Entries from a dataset
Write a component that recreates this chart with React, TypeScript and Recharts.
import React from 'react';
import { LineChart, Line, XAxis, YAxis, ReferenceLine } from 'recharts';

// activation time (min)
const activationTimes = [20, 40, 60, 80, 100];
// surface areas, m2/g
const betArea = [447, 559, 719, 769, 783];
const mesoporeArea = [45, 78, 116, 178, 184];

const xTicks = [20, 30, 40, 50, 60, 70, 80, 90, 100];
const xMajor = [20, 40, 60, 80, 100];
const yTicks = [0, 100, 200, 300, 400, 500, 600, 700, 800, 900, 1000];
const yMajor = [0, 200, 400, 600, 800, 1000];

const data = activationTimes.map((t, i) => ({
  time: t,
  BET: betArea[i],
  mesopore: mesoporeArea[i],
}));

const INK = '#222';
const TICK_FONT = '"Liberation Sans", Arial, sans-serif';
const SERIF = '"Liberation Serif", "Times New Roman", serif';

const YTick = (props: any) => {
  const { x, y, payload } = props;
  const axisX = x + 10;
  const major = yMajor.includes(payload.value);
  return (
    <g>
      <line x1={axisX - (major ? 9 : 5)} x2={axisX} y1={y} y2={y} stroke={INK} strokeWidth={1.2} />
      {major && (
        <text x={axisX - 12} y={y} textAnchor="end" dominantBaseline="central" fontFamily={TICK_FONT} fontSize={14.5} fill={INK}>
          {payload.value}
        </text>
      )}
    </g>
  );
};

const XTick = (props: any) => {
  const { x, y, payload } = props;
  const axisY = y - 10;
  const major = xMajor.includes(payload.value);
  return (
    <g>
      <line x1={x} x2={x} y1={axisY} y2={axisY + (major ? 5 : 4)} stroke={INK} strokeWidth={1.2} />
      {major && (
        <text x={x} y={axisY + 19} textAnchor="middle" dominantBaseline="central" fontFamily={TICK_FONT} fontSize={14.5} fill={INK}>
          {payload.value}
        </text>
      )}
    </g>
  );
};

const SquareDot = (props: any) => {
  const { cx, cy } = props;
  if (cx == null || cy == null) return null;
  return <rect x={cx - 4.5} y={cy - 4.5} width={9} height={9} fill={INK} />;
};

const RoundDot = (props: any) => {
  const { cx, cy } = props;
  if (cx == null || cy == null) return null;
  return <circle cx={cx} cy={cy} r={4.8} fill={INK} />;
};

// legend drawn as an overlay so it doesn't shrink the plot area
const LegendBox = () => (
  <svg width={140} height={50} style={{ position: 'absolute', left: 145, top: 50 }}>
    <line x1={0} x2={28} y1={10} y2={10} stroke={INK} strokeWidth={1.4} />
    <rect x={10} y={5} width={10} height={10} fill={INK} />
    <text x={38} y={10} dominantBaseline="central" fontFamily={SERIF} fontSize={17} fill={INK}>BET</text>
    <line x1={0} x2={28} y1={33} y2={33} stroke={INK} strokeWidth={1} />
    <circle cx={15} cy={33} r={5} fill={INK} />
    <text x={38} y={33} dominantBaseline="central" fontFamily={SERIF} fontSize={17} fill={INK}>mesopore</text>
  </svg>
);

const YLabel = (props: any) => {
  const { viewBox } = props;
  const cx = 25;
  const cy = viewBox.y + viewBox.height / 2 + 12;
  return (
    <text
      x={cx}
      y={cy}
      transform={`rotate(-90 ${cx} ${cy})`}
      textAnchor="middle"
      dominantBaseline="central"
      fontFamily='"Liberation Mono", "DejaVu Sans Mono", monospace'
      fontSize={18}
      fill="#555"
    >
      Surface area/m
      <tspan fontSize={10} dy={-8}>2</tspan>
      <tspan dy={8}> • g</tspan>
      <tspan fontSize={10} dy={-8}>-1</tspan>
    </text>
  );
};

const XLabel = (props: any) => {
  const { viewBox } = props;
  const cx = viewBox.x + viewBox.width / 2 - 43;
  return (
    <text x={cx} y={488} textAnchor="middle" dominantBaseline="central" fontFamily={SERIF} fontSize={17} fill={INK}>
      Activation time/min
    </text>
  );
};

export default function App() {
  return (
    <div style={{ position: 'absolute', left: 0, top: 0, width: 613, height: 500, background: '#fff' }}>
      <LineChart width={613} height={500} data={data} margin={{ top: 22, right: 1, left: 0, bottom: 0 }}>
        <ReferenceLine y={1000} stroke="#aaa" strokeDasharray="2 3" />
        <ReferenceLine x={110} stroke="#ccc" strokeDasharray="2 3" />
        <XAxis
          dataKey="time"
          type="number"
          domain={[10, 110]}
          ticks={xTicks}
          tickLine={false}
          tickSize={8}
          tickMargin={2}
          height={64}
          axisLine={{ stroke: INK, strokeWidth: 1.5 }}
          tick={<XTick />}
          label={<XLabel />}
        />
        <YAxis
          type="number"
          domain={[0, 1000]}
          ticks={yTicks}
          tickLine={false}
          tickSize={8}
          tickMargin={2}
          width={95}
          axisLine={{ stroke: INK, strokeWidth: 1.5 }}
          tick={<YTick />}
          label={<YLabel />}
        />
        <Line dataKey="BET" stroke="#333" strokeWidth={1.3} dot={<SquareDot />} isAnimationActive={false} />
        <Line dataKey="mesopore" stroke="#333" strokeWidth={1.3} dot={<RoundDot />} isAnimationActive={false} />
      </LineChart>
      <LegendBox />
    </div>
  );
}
...
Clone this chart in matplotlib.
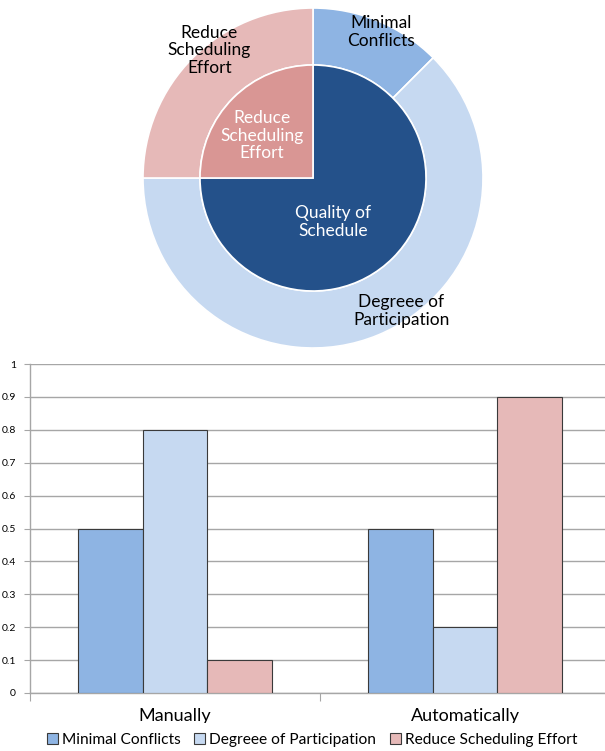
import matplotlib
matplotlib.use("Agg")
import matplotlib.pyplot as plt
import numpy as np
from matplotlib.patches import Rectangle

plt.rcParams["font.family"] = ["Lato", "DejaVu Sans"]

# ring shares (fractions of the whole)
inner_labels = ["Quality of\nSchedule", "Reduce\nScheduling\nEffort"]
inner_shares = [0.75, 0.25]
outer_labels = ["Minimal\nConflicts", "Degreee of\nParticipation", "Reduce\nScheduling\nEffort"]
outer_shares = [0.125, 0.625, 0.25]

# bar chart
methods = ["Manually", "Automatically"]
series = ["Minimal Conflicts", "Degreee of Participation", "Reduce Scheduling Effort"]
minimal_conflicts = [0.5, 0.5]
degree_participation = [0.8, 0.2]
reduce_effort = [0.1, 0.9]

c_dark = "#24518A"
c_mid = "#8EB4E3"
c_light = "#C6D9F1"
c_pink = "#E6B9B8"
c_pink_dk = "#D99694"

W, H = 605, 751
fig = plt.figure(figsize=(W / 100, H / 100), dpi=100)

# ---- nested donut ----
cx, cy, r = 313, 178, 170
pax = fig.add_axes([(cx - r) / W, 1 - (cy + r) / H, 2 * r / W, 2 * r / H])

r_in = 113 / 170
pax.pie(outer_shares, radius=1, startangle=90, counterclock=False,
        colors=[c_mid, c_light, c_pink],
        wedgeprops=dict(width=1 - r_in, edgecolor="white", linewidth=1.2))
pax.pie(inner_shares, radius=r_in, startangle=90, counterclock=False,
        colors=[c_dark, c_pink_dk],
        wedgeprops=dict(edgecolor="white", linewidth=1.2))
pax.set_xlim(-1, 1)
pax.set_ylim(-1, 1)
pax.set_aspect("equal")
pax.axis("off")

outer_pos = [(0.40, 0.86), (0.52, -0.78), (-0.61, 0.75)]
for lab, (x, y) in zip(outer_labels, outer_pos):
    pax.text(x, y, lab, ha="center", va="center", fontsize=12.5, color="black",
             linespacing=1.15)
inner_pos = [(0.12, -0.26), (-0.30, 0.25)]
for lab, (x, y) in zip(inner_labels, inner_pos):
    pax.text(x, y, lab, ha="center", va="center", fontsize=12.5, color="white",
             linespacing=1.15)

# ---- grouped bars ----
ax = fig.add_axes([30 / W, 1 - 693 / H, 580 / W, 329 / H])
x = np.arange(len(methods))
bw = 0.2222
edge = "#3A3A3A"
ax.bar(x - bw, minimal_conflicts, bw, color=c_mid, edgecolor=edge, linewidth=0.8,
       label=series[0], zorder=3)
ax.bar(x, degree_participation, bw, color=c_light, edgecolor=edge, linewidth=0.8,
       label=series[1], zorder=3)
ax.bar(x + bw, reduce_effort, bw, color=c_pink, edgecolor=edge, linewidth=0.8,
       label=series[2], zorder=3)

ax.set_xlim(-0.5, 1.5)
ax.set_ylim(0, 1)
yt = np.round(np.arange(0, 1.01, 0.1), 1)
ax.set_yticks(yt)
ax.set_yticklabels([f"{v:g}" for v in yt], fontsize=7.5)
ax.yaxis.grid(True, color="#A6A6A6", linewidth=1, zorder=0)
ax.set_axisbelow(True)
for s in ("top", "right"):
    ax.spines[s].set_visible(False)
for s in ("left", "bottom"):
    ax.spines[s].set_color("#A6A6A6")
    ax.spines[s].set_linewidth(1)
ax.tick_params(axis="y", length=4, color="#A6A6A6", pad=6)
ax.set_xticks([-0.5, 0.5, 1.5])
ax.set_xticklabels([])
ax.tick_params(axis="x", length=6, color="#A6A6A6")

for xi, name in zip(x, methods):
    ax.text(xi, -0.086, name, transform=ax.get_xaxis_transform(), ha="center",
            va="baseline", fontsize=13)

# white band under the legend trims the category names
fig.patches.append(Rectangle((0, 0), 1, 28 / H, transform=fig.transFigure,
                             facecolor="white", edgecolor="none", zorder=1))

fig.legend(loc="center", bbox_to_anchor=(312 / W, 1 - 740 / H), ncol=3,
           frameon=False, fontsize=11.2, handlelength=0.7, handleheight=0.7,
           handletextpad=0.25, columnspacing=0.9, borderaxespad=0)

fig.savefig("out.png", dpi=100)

Task to carry out: Of the lines above, extract only those from the line with "Write a component" to the line with "const mesoporeArea = [45, 78, 116, 178, 184];", both included, exactly as written.

Response:
Write a component that recreates this chart with React, TypeScript and Recharts.
import React from 'react';
import { LineChart, Line, XAxis, YAxis, ReferenceLine } from 'recharts';

// activation time (min)
const activationTimes = [20, 40, 60, 80, 100];
// surface areas, m2/g
const betArea = [447, 559, 719, 769, 783];
const mesoporeArea = [45, 78, 116, 178, 184];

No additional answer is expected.